#### GIVEN MATERIAL:
^^^^^^^^^^^^^^^^
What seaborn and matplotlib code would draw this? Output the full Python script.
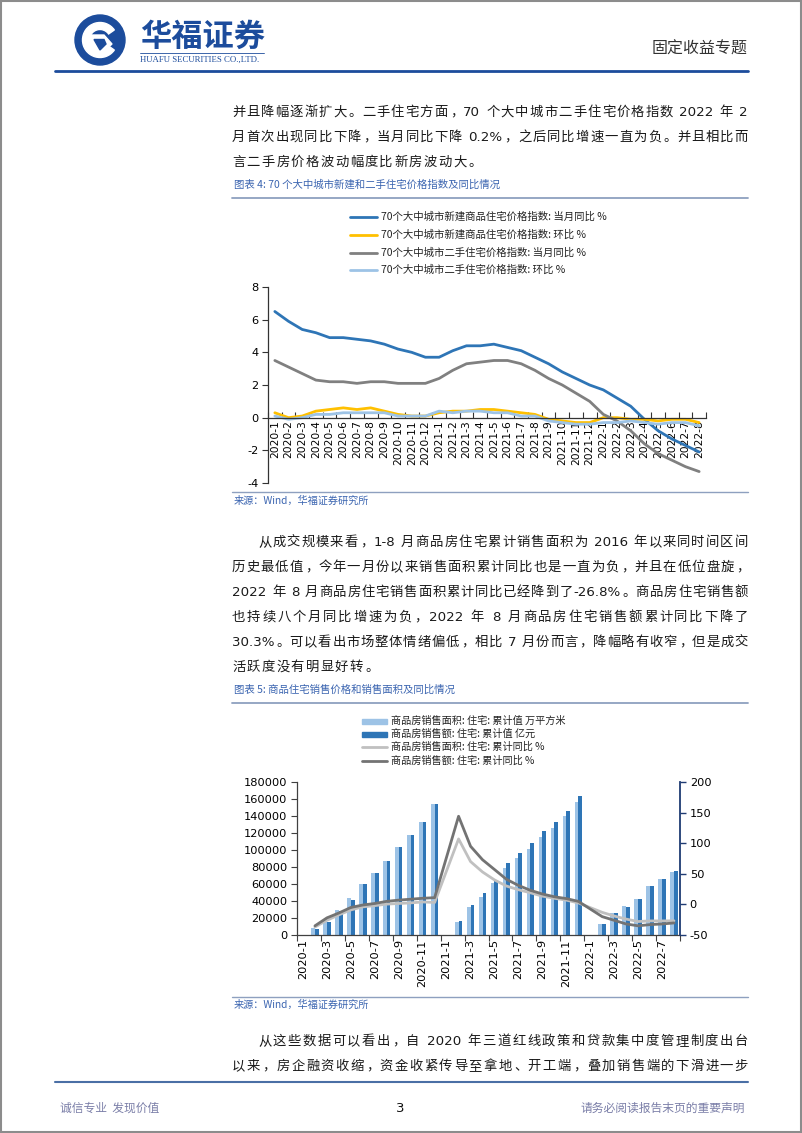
import numpy as np
import pandas as pd
import matplotlib
matplotlib.use("Agg")
import matplotlib.pyplot as plt
import seaborn as sns
from matplotlib.patches import Rectangle, Circle, Wedge, Polygon

# ---------------- data ----------------
months = ["2020-1", "2020-2", "2020-3", "2020-4", "2020-5", "2020-6", "2020-7", "2020-8",
          "2020-9", "2020-10", "2020-11", "2020-12", "2021-1", "2021-2", "2021-3", "2021-4",
          "2021-5", "2021-6", "2021-7", "2021-8", "2021-9", "2021-10", "2021-11", "2021-12",
          "2022-1", "2022-2", "2022-3", "2022-4", "2022-5", "2022-6", "2022-7", "2022-8"]

# chart 1 (%)
new_yoy = [6.5, 5.9, 5.4, 5.2, 4.9, 4.9, 4.8, 4.7, 4.5, 4.2, 4.0, 3.7, 3.7, 4.1, 4.4, 4.4,
           4.5, 4.3, 4.1, 3.7, 3.3, 2.8, 2.4, 2.0, 1.7, 1.2, 0.7, -0.1, -0.8, -1.3, -1.7, -2.1]
new_mom = [0.3, 0.0, 0.1, 0.4, 0.5, 0.6, 0.5, 0.6, 0.4, 0.2, 0.1, 0.1, 0.3, 0.4, 0.4, 0.5,
           0.5, 0.4, 0.3, 0.2, -0.1, -0.2, -0.3, -0.3, 0.0, 0.0, -0.1, -0.1, -0.2, -0.1, -0.1, -0.3]
sh_yoy = [3.5, 3.1, 2.7, 2.3, 2.2, 2.2, 2.1, 2.2, 2.2, 2.1, 2.1, 2.1, 2.4, 2.9, 3.3, 3.4,
          3.5, 3.5, 3.3, 2.9, 2.4, 2.0, 1.5, 1.0, 0.2, -0.2, -0.8, -1.6, -2.2, -2.6, -3.0, -3.3]
sh_mom = [0.1, -0.1, 0.0, 0.2, 0.2, 0.3, 0.3, 0.3, 0.3, 0.1, 0.1, 0.1, 0.4, 0.3, 0.4, 0.4,
          0.3, 0.3, 0.1, 0.1, -0.2, -0.3, -0.4, -0.4, -0.3, -0.3, -0.2, -0.3, -0.4, -0.3, -0.3, -0.5]
series1 = ["70个大中城市新建商品住宅价格指数: 当月同比 %",
           "70个大中城市新建商品住宅价格指数: 环比 %",
           "70个大中城市二手住宅价格指数: 当月同比 %",
           "70个大中城市二手住宅价格指数: 环比 %"]
colors1 = ["#2e75b6", "#ffc000", "#808080", "#9dc3e6"]

# chart 2
area_cum = [None, 7800, 18500, 30000, 43000, 60500, 73500, 87000, 103500, 118000, 133000, 154500,
            None, 15000, 32500, 45000, 61000, 79000, 91000, 101500, 115000, 126000, 139500, 157000,
            None, 13500, 26000, 34000, 42500, 58000, 65500, 74000]
amount_cum = [None, 6700, 15800, 27800, 41000, 59500, 72500, 87000, 103500, 118000, 133000, 154500,
              None, 17000, 35000, 49000, 63500, 85000, 97000, 108000, 122000, 133000, 146000, 163000,
              None, 13500, 26000, 33000, 42500, 57500, 66000, 75500]
area_yoy = [None, -37, -26, -17, -9, -4, -2, 0.5, 1.5, 2.5, 4, 3.2,
            None, 107, 70, 53, 40, 30, 24, 19, 13.5, 10, 7, 2.5,
            None, -13, -19, -24, -28, -27, -27, -26.8]
amount_yoy = [None, -35, -22, -14, -5, -1, 1.5, 5, 7, 8.5, 10, 11,
              None, 144, 95, 73, 57, 41, 31, 23, 17, 12.5, 9.5, 5,
              None, -20, -26, -32, -35, -33, -32, -30.3]
series2 = ["商品房销售面积: 住宅: 累计值 万平方米",
           "商品房销售额: 住宅: 累计值 亿元",
           "商品房销售面积: 住宅: 累计同比 %",
           "商品房销售额: 住宅: 累计同比 %"]
colors2 = ["#9dc3e6", "#2e75b6", "#c0c0c0", "#737373"]

left_ticks = [0, 20000, 40000, 60000, 80000, 100000, 120000, 140000, 160000, 180000]
right_ticks = [-50, 0, 50, 100, 150, 200]
y1_ticks = [-4, -2, 0, 2, 4, 6, 8]

# ---------------- setup ----------------
sns.set_theme(style="white")
plt.rcParams["font.family"] = ["Noto Sans CJK SC", "DejaVu Sans"]
plt.rcParams["axes.unicode_minus"] = False

W, H = 802, 1133
fig = plt.figure(figsize=(W / 100, H / 100), dpi=100)
fig.patch.set_facecolor("white")
page = fig.add_axes([0, 0, 1, 1], zorder=0)
page.set_xlim(0, W)
page.set_ylim(H, 0)
page.axis("off")
renderer = fig.canvas.get_renderer()


def fbox(x0, y0, x1, y1):
    return [x0 / W, 1 - y1 / H, (x1 - x0) / W, (y1 - y0) / H]


BLUE = "#1c4c9c"
CAP = "#3a64b0"
BODY_FS = 9.6
PUNCT = set("，。、：；！？")


def tokenize(s):
    toks, buf = [], ""
    for ch in s:
        if ch == " ":
            if buf:
                toks.append(buf)
                buf = ""
            toks.append(" ")
        elif ord(ch) < 128:
            buf += ch
        else:
            if buf:
                toks.append(buf)
                buf = ""
            toks.append(ch)
    if buf:
        toks.append(buf)
    return toks


def draw_line(s, x0, yc, x1=None, gap=1.4, fs=BODY_FS, color="#1a1a1a"):
    em = fs * 100 / 72
    toks = tokenize(s)
    widths = []
    for t in toks:
        if t == " ":
            widths.append(0.3 * em)
        elif len(t) == 1 and ord(t) >= 0x2E80:
            widths.append(em)
        else:
            tt = page.text(0, 0, t, fontsize=fs, family="DejaVu Sans")
            widths.append(tt.get_window_extent(renderer).width)
            tt.remove()
    if x1 is not None:
        gap = (x1 - x0 - sum(widths)) / (len(toks) - 1)
    x = x0
    base = yc + 0.36 * em
    for t, w in zip(toks, widths):
        if t != " ":
            if len(t) == 1 and ord(t) >= 0x2E80:
                if t in PUNCT:
                    page.text(x + 0.08 * em, base, t, ha="left", va="baseline", fontsize=fs, color=color)
                else:
                    page.text(x + w / 2, base, t, ha="center", va="baseline", fontsize=fs, color=color)
            else:
                page.text(x, base, t, ha="left", va="baseline", fontsize=fs, color=color,
                          family="DejaVu Sans")
        x += w + gap


# ---------------- page furniture ----------------
page.add_patch(Rectangle((0.75, 0.75), W - 1.5, H - 1.5, fill=False, ec="#8c8c8c", lw=1.5))
# logo
LC = (100, 40)
page.add_patch(Circle(LC, 25, color=BLUE))
page.add_patch(Wedge(LC, 17.5, 35, 325, width=7, color="white"))
page.add_patch(Polygon([[90, 35], [104, 35], [112, 44], [100, 55], [90, 45]], closed=True, color="white"))
page.add_patch(Polygon([[94, 39.5], [104, 39.5], [106, 44], [100, 50]], closed=True, color=BLUE))
page.text(140, 37, "华福证券", fontsize=22.5, fontweight="bold", color=BLUE, va="center", ha="left")
page.plot([140, 264], [53, 53], color=BLUE, lw=0.6)
page.text(140, 59.5, "HUAFU SECURITIES CO.,LTD.", fontsize=6.3, family="Liberation Serif",
          color=BLUE, va="center", ha="left")
page.text(748, 49, "固定收益专题", fontsize=11.5, color="#333333", ha="right", va="center")
page.plot([55, 748], [71, 71], color=BLUE, lw=2)

# paragraph 1
P1 = ["并且降幅逐渐扩大。二手住宅方面，70 个大中城市二手住宅价格指数 2022 年 2",
      "月首次出现同比下降，当月同比下降 0.2%，之后同比增速一直为负。并且相比而",
      "言二手房价格波动幅度比新房波动大。"]
draw_line(P1[0], 232, 111, 748)
draw_line(P1[1], 232, 136, 748)
draw_line(P1[2], 232, 161)

page.text(234, 185, "图表 4: 70 个大中城市新建和二手住宅价格指数及同比情况", fontsize=7.5,
          color=CAP, style="italic", va="center")
page.plot([232, 748], [198, 198], color="#8ea0bf", lw=1.3)
page.plot([232, 748], [492, 492], color="#8ea0bf", lw=1.0)
page.text(234, 501, "来源：Wind，华福证券研究所", fontsize=7.3, color=CAP, style="italic", va="center")

# paragraph 2
P2 = ["从成交规模来看，1-8 月商品房住宅累计销售面积为 2016 年以来同时间区间",
      "历史最低值，今年一月份以来销售面积累计同比也是一直为负，并且在低位盘旋，",
      "2022 年 8 月商品房住宅销售面积累计同比已经降到了-26.8%。商品房住宅销售额",
      "也持续八个月同比增速为负，2022 年 8 月商品房住宅销售额累计同比下降了",
      "30.3%。可以看出市场整体情绪偏低，相比 7 月份而言，降幅略有收窄，但是成交",
      "活跃度没有明显好转。"]
y = 541
for i, s in enumerate(P2):
    x0 = 258 if i == 0 else 232
    draw_line(s, x0, y, 748 if i < len(P2) - 1 else None)
    y += 25

page.text(234, 690, "图表 5: 商品住宅销售价格和销售面积及同比情况", fontsize=7.5,
          color=CAP, style="italic", va="center")
page.plot([232, 748], [703, 703], color="#8ea0bf", lw=1.3)
page.plot([232, 748], [997, 997], color="#8ea0bf", lw=1.0)
page.text(234, 1005, "来源：Wind，华福证券研究所", fontsize=7.3, color=CAP, style="italic", va="center")

P3 = ["从这些数据可以看出，自 2020 年三道红线政策和贷款集中度管理制度出台",
      "以来，房企融资收缩，资金收紧传导至拿地、开工端，叠加销售端的下滑进一步"]
draw_line(P3[0], 258, 1040, 748)
draw_line(P3[1], 232, 1065, 748)

# footer
page.plot([55, 748], [1082, 1082], color="#4a6fa5", lw=1.5)
page.text(60, 1108, "诚信专业  发现价值", fontsize=8.5, color="#7b7fa8", va="center", ha="left")
page.text(400, 1108, "3", fontsize=9.5, color="#111111", va="center", ha="center", family="DejaVu Sans")
page.text(745, 1108, "请务必阅读报告末页的重要声明", fontsize=8.5, color="#7b7fa8", va="center", ha="right")

# ---------------- chart 1 ----------------
leg_y1 = [217, 235, 253, 270]
for yy, lab, c in zip(leg_y1, series1, colors1):
    page.plot([350, 377], [yy, yy], color=c, lw=2)
    page.text(381, yy, lab, fontsize=7.5, color="#222222", va="center", ha="left")

pos = np.arange(len(months))
df1 = pd.concat([pd.DataFrame({"pos": pos, "val": v, "series": s})
                 for v, s in zip([new_yoy, new_mom, sh_yoy, sh_mom], series1)])
ax1 = fig.add_axes(fbox(268, 287, 706, 483))
ax1.patch.set_alpha(0)
sns.lineplot(data=df1, x="pos", y="val", hue="series", hue_order=series1, palette=colors1,
             linewidth=2, ax=ax1, legend=False)
for sp in ["top", "right"]:
    ax1.spines[sp].set_visible(False)
ax1.spines["bottom"].set_position(("data", 0))
for sp in ["left", "bottom"]:
    ax1.spines[sp].set_color("#333333")
    ax1.spines[sp].set_linewidth(0.9)
ax1.set_xlim(-0.5, len(months) - 0.5)
ax1.set_ylim(-4, 8)
ax1.set_yticks(y1_ticks)
ax1.set_yticklabels([str(t) for t in y1_ticks])
ax1.set_xticks(np.arange(-0.5, len(months), 1))
ax1.set_xticklabels([])
ax1.set_xticks(pos, minor=True)
ax1.set_xticklabels(months, minor=True)
ax1.tick_params(axis="x", which="major", bottom=True, direction="in", length=4, width=0.8, color="#333333")
ax1.tick_params(axis="x", which="minor", bottom=True, length=0, pad=2, labelrotation=90,
                labelsize=7.7, labelcolor="black")
ax1.tick_params(axis="y", left=True, direction="out", length=4, width=0.8, color="#333333", pad=3,
                labelsize=8.2, labelcolor="black")
for lab in ax1.get_xticklabels(minor=True) + ax1.get_yticklabels():
    lab.set_family("DejaVu Sans")
ax1.set_xlabel("")
ax1.set_ylabel("")

# ---------------- chart 2 ----------------
leg_y2 = [721, 734, 747, 761]
for i, (yy, lab, c) in enumerate(zip(leg_y2, series2, colors2)):
    if i < 2:
        page.add_patch(Rectangle((362, yy - 2.5), 25, 5, color=c))
    else:
        page.plot([362, 387], [yy, yy], color=c, lw=2)
    page.text(391, yy, lab, fontsize=7.3, color="#222222", va="center", ha="left")

df_bar = pd.concat([pd.DataFrame({"month": months, "val": v, "series": s})
                    for v, s in zip([area_cum, amount_cum], series2[:2])])
df_bar["val"] = pd.to_numeric(df_bar["val"])
df_bar = df_bar.dropna()
ax2 = fig.add_axes(fbox(297, 782, 680, 935))
ax2.patch.set_alpha(0)
sns.barplot(data=df_bar, x="month", y="val", hue="series", order=months, hue_order=series2[:2],
            palette=colors2[:2], width=0.62, saturation=1, errorbar=None, ax=ax2, legend=False)
for p in ax2.patches:
    p.set_linewidth(0)

ax2r = ax2.twinx()
df_line = pd.concat([pd.DataFrame({"pos": pos, "val": v, "series": s})
                     for v, s in zip([area_yoy, amount_yoy], series2[2:])])
df_line["val"] = pd.to_numeric(df_line["val"])
df_line = df_line.dropna()
sns.lineplot(data=df_line, x="pos", y="val", hue="series", hue_order=series2[2:],
             palette=colors2[2:], linewidth=2, ax=ax2r, legend=False)

for sp in ["top", "right"]:
    ax2.spines[sp].set_visible(False)
for sp in ["top", "left", "bottom"]:
    ax2r.spines[sp].set_visible(False)
ax2.spines["left"].set_color("#404040")
ax2.spines["bottom"].set_color("#404040")
ax2.spines["left"].set_linewidth(0.9)
ax2.spines["bottom"].set_linewidth(0.9)
ax2r.spines["right"].set_color("#1f3b73")
ax2r.spines["right"].set_linewidth(1.3)

ax2.set_ylim(0, 180000)
ax2.set_yticks(left_ticks)
ax2.set_yticklabels([str(t) for t in left_ticks])
ax2r.set_ylim(-50, 200)
ax2r.set_yticks(right_ticks)
ax2r.set_yticklabels([str(t) for t in right_ticks])
ax2.set_xlim(-0.5, len(months) - 0.5)
ax2.set_xticks(np.arange(-0.5, len(months), 2))
ax2.set_xticklabels([])
ax2.set_xticks(pos[::2], minor=True)
ax2.set_xticklabels(months[::2], minor=True)
ax2.tick_params(axis="x", which="major", bottom=True, direction="out", length=4, width=0.8, color="#404040")
ax2.tick_params(axis="x", which="minor", bottom=True, length=0, pad=3, labelrotation=90,
                labelsize=8.2, labelcolor="black")
ax2.tick_params(axis="y", left=True, direction="out", length=4, width=0.8, color="#404040", pad=3,
                labelsize=8.2, labelcolor="black")
ax2r.tick_params(axis="y", right=True, direction="out", length=4, width=1.0, color="#1f3b73", pad=3,
                 labelsize=8.2, labelcolor="black")
for lab in ax2.get_xticklabels(minor=True) + ax2.get_yticklabels() + ax2r.get_yticklabels():
    lab.set_family("DejaVu Sans")
for a in (ax2, ax2r):
    a.set_xlabel("")
    a.set_ylabel("")

fig.savefig("out.png", dpi=100, facecolor="white")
^^^^^^^^^^^^^^^^
#### JOB:
Quote, please, every line of the material above from its start through the line that has "from matplotlib.patches import", reproducing the words exactly and dropping any images.

#### THE REPLY:
What seaborn and matplotlib code would draw this? Output the full Python script.
import numpy as np
import pandas as pd
import matplotlib
matplotlib.use("Agg")
import matplotlib.pyplot as plt
import seaborn as sns
from matplotlib.patches import Rectangle, Circle, Wedge, Polygon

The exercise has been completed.